JP: Many of the same things that make a good hero. The most important being, to a certain degree the reader has to identify with the villain too. A villain can’t just do something because he’s crazy and the plot needs it. He has to follow reason and logic. These are often twisted by his specific condition or situation but they still have to make sense to him. Also, a good villain should be really smart and potentially charming. That’s what drives Molly crazy when she meets Marek. If she didn’t know what she does know, she’d think he was awesome. I think this ties in big time to what I was saying about the ability to identify real and fake, good and bad people. If the villain has a top hat, cape and Snidely Whiplash moustache, there’s not a lot that goes into identifying him. You want someone who makes the protagonist use all of his or her skills to defeat.

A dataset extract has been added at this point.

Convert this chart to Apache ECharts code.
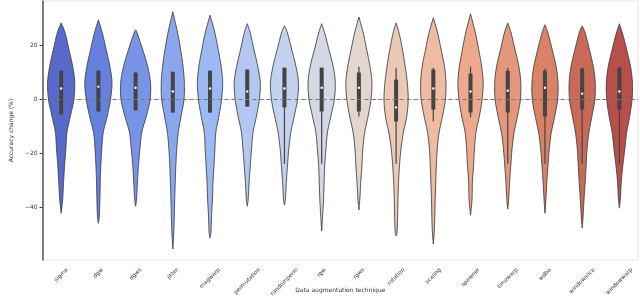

IBT: Will book two- whenever it comes out (hopefully soon) include a bit of romance? With a team member and not a zombie- although there was one zombie who didn't seems so bad on one of Molly's ill conceived solo missions....

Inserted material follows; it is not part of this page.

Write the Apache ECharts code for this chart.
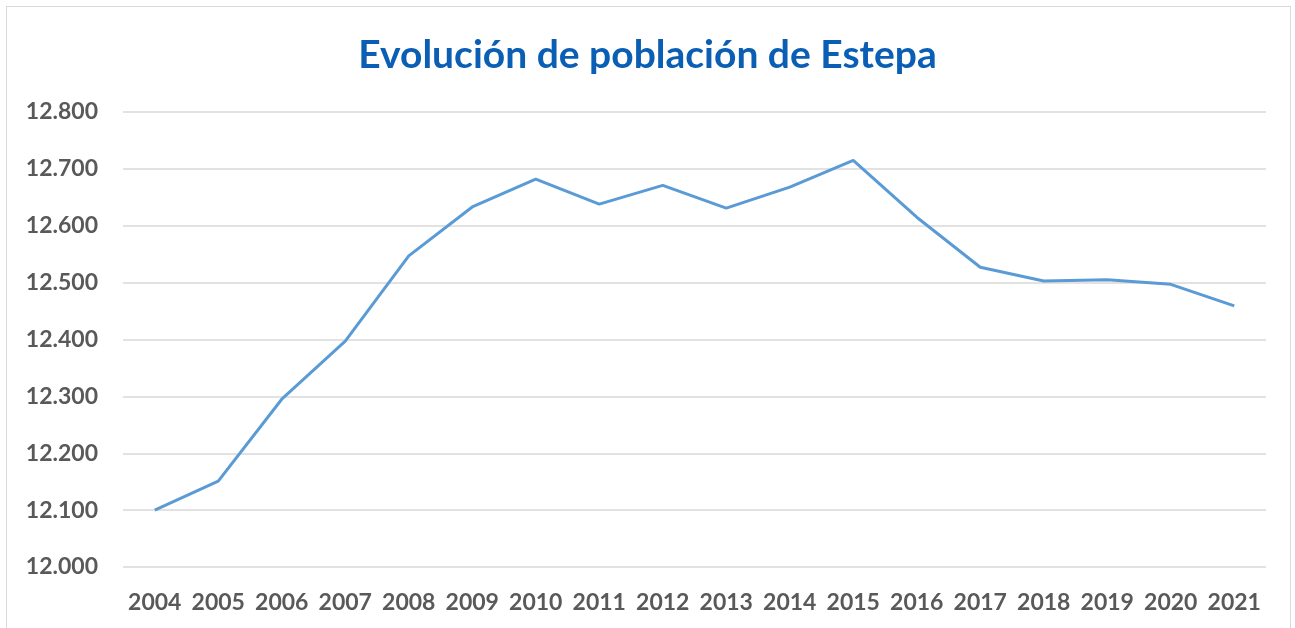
<!DOCTYPE html>
<html>
<head>
<meta charset="utf-8">
<script src="https://cdn.jsdelivr.net/npm/echarts@6/dist/echarts.min.js"></script>
<style>
  html, body { margin: 0; padding: 0; background: #fff; overflow: hidden; }
  #frame { position: absolute; left: 6px; top: 6px; width: 1283px; height: 650px; border: 1px solid #d9d9d9; }
  #chart { position: absolute; left: 0; top: 0; width: 1295px; height: 628px; }
</style>
</head>
<body>
<div id="frame"></div>
<div id="chart"></div>
<script>
const years = ['2004', '2005', '2006', '2007', '2008', '2009', '2010', '2011', '2012',
  '2013', '2014', '2015', '2016', '2017', '2018', '2019', '2020', '2021']
const population = [12100, 12151, 12295, 12397, 12547, 12633, 12682, 12638, 12671,
  12631, 12668, 12715, 12615, 12527, 12503, 12505, 12497, 12459]

const labelFont = 'Lato'
const chart = echarts.init(document.getElementById('chart'))

chart.setOption({
  animation: false,
  title: {
    text: 'Evolución de población de Estepa',
    left: 'center',
    top: 31,
    textStyle: {
      fontFamily: labelFont,
      fontWeight: 'bold',
      fontSize: 39,
      color: '#0a5fb4'
    }
  },
  grid: {
    left: 123,
    right: 29,
    top: 112,
    bottom: 61
  },
  xAxis: {
    type: 'category',
    data: years,
    boundaryGap: true,
    axisLine: { show: false },
    axisTick: { show: false },
    axisLabel: {
      interval: 0,
      margin: 24,
      fontFamily: labelFont,
      fontWeight: 'bold',
      fontSize: 23,
      color: '#595959'
    }
  },
  yAxis: {
    type: 'value',
    min: 12000,
    max: 12800,
    interval: 100,
    axisLine: { show: false },
    axisTick: { show: false },
    splitLine: { lineStyle: { color: '#d9d9d9', width: 1.5 } },
    axisLabel: {
      margin: 25,
      fontFamily: labelFont,
      fontWeight: 'bold',
      fontSize: 23,
      color: '#595959',
      formatter: v => (v / 1000).toFixed(3)
    }
  },
  series: [
    {
      type: 'line',
      data: population,
      symbol: 'none',
      lineStyle: { width: 3, color: '#5b9bd5' }
    }
  ]
})
</script>
</body>
</html>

JP: I don’t see romance coming any time soon. Certainly not in Book 2. (I know this because I’ve already written it.) That’s because the story’s told through Molly’s eyes and that’s not where she is right now. She’s just made her first real friendships, she’s trying to come to terms with what happened to her mother, she’s found out that she’s the ultimate zombie hunter. That’s a lot. I think we might hint toward it, but it’s not a major storyline. (Funny because the other books I wrote were all romantic comedies that were about the romance first. I like the change of pace.)
IBT: How did you survive your teen years?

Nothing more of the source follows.